◆ EXERCISE BRIEF ◆
Find the string "page" and gather every line that holds it.

◆ SUPPLIED RECORDS ◆
┌────────

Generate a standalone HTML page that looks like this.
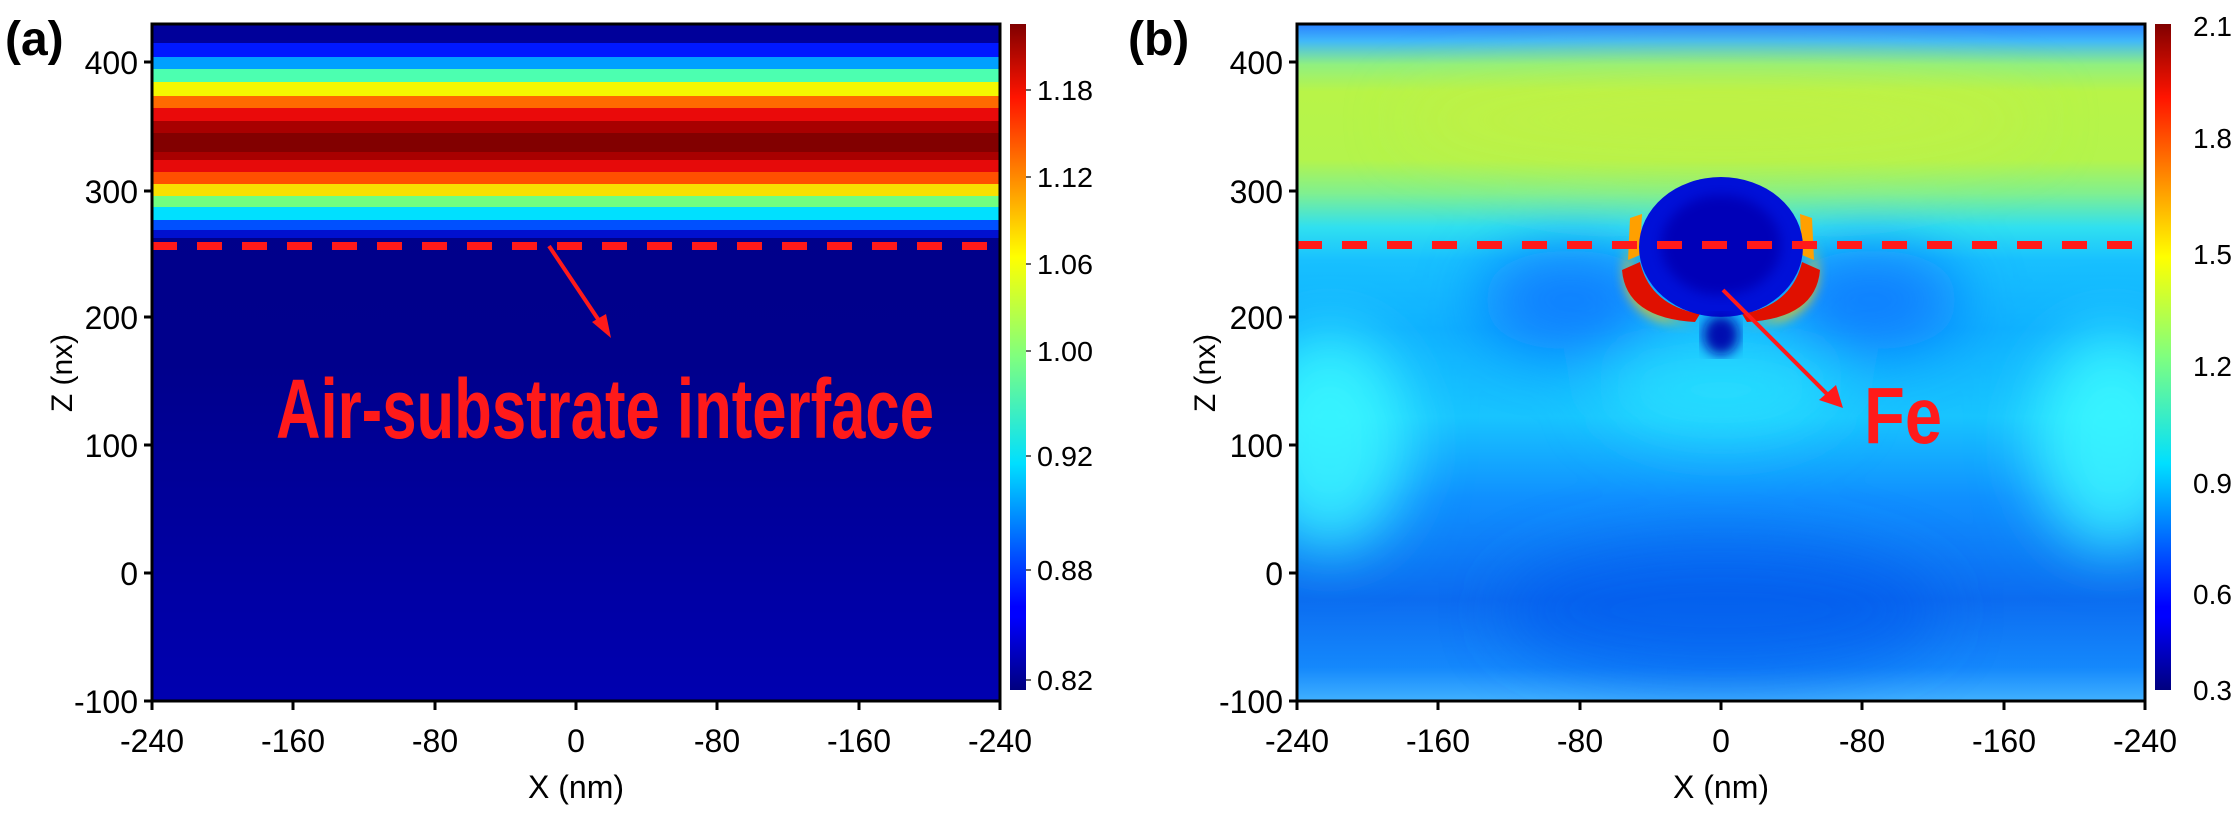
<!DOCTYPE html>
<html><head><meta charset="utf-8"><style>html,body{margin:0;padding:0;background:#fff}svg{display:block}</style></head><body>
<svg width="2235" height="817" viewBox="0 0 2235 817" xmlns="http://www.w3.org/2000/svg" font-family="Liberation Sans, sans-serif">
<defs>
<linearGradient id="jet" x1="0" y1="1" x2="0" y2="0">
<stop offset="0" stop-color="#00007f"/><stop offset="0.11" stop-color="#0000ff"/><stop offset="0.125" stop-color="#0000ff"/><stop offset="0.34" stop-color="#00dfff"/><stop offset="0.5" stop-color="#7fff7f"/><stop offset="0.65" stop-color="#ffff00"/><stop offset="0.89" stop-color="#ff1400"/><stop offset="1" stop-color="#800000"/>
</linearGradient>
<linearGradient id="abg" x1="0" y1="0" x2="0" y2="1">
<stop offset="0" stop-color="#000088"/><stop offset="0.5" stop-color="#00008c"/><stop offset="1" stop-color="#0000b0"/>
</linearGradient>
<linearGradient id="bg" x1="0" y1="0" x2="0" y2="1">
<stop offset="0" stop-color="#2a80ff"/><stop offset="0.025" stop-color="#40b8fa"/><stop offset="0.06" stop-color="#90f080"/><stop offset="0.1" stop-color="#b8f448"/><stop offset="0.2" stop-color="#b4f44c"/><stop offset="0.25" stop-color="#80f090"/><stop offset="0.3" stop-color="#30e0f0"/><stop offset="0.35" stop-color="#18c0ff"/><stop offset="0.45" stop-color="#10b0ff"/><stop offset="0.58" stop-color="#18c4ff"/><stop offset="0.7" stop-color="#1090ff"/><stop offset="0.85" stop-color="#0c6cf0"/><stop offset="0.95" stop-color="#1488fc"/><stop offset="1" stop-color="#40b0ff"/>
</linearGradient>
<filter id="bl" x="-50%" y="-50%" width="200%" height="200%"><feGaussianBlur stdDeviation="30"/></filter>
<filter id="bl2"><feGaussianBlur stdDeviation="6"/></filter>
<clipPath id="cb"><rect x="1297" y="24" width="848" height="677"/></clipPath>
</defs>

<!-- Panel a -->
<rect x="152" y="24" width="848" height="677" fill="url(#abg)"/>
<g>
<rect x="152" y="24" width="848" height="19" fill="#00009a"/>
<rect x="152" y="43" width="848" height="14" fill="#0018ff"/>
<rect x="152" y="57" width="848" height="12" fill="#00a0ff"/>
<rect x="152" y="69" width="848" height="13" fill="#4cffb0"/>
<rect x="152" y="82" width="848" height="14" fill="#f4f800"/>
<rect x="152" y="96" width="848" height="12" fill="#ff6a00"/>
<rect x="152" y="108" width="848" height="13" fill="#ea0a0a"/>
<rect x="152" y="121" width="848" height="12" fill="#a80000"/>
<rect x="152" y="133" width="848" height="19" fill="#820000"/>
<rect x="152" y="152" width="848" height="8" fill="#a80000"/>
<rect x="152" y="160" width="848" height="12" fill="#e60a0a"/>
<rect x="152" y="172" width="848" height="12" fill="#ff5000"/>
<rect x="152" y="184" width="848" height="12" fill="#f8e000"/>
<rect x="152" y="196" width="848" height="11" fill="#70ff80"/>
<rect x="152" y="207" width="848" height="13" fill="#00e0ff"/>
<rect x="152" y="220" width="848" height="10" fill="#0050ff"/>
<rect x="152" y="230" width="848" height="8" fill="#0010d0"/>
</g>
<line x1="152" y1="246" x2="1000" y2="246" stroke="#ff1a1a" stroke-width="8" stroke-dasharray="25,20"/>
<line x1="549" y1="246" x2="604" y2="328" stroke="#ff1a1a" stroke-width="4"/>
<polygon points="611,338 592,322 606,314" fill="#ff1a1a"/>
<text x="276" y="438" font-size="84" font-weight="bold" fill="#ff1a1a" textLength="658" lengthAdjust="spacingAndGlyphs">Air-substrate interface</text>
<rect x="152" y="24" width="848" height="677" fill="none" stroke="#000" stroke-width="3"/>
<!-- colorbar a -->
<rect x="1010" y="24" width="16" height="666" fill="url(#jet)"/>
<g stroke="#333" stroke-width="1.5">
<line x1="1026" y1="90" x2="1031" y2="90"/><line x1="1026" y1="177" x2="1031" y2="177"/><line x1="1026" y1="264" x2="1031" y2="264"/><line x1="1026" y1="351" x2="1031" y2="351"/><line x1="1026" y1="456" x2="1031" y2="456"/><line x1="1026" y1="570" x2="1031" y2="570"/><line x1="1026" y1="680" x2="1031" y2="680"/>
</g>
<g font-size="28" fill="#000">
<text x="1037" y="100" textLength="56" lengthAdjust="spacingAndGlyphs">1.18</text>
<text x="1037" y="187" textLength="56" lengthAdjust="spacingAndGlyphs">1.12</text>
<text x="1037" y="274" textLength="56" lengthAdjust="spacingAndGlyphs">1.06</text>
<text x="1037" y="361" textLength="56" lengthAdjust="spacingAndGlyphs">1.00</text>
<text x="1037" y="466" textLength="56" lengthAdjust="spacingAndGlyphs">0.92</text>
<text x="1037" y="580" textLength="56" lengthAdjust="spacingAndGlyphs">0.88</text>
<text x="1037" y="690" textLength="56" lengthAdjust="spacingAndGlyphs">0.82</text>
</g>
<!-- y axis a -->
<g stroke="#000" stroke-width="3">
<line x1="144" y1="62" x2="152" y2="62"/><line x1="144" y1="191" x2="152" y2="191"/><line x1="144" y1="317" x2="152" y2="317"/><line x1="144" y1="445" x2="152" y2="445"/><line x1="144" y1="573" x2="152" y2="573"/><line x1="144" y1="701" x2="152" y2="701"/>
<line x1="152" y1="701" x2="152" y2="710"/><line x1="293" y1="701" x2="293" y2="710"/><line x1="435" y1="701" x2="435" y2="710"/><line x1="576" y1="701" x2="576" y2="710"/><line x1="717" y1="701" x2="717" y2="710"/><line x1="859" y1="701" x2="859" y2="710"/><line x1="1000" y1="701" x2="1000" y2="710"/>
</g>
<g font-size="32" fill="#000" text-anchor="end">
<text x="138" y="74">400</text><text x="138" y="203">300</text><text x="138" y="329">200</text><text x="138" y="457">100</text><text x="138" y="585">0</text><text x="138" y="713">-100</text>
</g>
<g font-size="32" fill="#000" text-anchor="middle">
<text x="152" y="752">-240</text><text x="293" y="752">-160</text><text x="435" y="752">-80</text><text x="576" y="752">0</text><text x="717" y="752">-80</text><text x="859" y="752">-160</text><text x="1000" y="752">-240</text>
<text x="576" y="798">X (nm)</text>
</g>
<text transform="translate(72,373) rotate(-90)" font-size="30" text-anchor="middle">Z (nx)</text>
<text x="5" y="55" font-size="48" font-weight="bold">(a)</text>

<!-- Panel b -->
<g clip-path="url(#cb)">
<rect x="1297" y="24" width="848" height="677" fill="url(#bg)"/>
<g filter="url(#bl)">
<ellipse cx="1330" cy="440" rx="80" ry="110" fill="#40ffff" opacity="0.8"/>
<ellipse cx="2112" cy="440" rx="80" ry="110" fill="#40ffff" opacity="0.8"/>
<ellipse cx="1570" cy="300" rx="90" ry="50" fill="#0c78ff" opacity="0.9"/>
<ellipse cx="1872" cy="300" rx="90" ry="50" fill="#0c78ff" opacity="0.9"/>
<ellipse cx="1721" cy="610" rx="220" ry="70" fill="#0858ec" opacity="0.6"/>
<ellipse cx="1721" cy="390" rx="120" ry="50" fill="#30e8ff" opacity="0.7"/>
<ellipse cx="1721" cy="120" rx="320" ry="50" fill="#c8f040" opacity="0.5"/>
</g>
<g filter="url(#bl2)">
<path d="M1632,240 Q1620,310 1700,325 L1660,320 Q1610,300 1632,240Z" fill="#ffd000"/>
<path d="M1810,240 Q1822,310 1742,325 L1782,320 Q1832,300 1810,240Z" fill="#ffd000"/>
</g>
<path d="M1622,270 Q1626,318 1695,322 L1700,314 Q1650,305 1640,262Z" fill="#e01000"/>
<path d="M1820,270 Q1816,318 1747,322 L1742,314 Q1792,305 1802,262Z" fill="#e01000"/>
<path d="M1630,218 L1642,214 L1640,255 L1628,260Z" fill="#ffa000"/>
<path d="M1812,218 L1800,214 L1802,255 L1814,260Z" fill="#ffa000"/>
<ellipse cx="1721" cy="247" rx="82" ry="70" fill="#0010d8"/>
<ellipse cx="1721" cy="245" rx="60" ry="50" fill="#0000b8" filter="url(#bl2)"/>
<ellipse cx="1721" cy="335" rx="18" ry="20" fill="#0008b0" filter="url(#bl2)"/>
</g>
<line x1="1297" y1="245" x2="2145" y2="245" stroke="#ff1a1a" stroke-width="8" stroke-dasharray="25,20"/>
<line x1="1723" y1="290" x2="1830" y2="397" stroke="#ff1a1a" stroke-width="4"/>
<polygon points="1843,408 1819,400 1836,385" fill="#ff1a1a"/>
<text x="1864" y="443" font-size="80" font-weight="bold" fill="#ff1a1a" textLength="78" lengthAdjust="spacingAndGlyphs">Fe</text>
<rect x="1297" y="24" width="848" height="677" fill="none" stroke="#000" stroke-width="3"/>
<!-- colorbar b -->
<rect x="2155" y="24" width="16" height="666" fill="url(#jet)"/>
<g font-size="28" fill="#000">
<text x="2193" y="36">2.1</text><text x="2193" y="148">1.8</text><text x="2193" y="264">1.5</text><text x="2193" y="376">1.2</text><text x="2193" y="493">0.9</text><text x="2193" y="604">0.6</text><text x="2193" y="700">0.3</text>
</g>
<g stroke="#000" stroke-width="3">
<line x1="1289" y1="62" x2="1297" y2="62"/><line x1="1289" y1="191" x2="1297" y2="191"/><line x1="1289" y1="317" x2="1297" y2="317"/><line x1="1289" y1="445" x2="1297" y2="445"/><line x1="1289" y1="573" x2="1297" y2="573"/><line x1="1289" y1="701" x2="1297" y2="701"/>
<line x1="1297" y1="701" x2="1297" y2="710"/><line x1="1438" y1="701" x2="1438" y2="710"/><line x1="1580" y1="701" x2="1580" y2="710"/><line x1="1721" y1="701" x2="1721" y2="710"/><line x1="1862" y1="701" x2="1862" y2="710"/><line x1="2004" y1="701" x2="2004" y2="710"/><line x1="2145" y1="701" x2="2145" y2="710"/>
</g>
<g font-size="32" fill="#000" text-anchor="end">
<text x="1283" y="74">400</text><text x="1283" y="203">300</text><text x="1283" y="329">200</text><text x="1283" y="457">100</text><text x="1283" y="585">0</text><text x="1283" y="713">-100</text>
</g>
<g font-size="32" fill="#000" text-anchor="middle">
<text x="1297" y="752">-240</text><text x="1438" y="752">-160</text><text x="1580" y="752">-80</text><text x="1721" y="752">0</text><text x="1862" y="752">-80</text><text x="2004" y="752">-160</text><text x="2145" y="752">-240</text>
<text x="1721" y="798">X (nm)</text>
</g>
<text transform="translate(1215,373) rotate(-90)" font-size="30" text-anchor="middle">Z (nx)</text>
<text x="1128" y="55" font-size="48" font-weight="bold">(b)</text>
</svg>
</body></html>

└────────
┌────────

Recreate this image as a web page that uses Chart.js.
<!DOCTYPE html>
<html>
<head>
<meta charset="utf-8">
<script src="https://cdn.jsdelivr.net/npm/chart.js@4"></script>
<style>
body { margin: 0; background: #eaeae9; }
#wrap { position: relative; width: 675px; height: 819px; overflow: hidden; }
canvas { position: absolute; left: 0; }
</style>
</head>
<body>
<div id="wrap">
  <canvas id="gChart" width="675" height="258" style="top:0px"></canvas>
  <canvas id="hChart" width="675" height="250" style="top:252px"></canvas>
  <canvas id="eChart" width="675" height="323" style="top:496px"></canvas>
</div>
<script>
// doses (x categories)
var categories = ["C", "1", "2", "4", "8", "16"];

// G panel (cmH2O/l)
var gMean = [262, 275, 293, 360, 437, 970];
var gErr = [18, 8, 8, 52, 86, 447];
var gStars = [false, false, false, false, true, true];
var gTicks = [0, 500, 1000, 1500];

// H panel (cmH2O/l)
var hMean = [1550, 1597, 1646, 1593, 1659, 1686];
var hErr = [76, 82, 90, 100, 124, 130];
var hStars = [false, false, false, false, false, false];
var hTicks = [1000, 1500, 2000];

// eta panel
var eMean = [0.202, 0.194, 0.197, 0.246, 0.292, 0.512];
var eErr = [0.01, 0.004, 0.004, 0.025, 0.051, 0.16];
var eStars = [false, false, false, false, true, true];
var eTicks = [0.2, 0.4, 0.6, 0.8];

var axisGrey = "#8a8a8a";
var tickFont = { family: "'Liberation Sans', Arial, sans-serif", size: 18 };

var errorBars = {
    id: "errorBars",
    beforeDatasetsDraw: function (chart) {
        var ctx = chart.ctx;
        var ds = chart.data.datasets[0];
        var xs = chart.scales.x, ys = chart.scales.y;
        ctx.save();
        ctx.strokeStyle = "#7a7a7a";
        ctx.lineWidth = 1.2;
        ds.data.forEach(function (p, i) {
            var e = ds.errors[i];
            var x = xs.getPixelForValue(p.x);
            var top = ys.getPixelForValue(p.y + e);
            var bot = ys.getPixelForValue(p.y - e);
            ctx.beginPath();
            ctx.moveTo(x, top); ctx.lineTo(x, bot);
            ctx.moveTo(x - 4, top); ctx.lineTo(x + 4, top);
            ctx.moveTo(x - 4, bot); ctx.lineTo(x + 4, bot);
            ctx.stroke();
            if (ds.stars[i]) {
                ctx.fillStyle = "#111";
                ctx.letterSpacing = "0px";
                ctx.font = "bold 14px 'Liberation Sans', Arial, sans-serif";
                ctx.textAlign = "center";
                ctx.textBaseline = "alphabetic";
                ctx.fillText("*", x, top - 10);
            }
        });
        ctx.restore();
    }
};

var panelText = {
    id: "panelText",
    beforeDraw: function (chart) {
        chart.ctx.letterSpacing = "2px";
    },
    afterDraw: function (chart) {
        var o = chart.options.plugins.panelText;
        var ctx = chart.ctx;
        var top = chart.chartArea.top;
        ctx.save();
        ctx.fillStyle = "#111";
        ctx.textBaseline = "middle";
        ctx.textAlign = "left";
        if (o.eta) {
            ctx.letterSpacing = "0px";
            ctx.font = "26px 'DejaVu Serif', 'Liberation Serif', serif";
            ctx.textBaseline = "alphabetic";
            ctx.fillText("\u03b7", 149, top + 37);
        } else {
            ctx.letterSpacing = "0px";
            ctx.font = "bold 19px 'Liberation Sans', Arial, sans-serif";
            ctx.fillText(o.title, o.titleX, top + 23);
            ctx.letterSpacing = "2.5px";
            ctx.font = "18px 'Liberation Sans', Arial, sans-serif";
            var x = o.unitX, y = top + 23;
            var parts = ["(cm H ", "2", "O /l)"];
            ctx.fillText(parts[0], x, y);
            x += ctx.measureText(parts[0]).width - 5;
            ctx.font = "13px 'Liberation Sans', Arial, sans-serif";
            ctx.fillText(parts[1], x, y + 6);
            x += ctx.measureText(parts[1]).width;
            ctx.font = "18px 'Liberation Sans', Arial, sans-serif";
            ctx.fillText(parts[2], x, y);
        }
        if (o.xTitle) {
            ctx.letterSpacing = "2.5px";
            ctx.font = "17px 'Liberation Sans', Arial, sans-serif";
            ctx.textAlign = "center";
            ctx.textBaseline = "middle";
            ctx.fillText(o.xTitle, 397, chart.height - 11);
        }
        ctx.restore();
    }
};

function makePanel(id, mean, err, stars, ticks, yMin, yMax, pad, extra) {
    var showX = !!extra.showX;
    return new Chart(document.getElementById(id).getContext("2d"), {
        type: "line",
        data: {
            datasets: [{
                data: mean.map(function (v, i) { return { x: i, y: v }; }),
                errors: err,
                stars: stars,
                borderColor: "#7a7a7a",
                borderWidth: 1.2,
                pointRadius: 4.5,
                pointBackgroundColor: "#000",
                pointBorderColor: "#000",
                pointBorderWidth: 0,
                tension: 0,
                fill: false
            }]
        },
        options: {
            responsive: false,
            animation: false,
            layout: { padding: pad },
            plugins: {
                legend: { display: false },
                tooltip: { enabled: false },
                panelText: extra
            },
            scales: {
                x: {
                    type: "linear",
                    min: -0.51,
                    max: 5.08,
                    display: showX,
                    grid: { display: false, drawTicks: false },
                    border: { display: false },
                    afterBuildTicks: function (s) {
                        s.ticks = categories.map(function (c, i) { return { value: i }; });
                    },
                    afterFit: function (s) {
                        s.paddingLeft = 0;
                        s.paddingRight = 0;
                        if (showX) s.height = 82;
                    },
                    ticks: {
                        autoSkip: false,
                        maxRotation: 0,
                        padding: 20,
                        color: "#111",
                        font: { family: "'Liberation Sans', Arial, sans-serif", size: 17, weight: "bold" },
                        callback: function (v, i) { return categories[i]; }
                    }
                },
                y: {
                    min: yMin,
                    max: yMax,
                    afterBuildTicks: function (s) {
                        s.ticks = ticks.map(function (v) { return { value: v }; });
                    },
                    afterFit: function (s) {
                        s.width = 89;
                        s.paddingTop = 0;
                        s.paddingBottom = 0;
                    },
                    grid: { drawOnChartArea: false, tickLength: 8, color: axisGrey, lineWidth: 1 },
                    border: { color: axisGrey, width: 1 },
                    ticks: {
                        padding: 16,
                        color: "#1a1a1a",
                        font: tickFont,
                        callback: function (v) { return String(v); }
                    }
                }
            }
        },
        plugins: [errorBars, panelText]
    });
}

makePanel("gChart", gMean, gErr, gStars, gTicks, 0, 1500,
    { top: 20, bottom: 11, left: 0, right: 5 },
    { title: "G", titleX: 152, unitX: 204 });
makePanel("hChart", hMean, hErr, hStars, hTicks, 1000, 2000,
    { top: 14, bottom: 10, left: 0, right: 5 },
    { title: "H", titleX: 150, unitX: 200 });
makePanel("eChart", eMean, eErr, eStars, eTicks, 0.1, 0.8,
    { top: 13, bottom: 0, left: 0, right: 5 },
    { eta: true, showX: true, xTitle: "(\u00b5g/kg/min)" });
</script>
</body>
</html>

└────────
┌────────

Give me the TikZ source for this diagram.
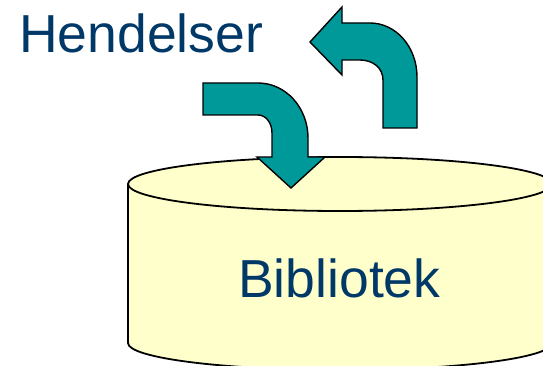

└────────

◆ ANSWER TO THIS EXERCISE ◆
Generate a standalone HTML page that looks like this.
Recreate this image as a web page that uses Chart.js.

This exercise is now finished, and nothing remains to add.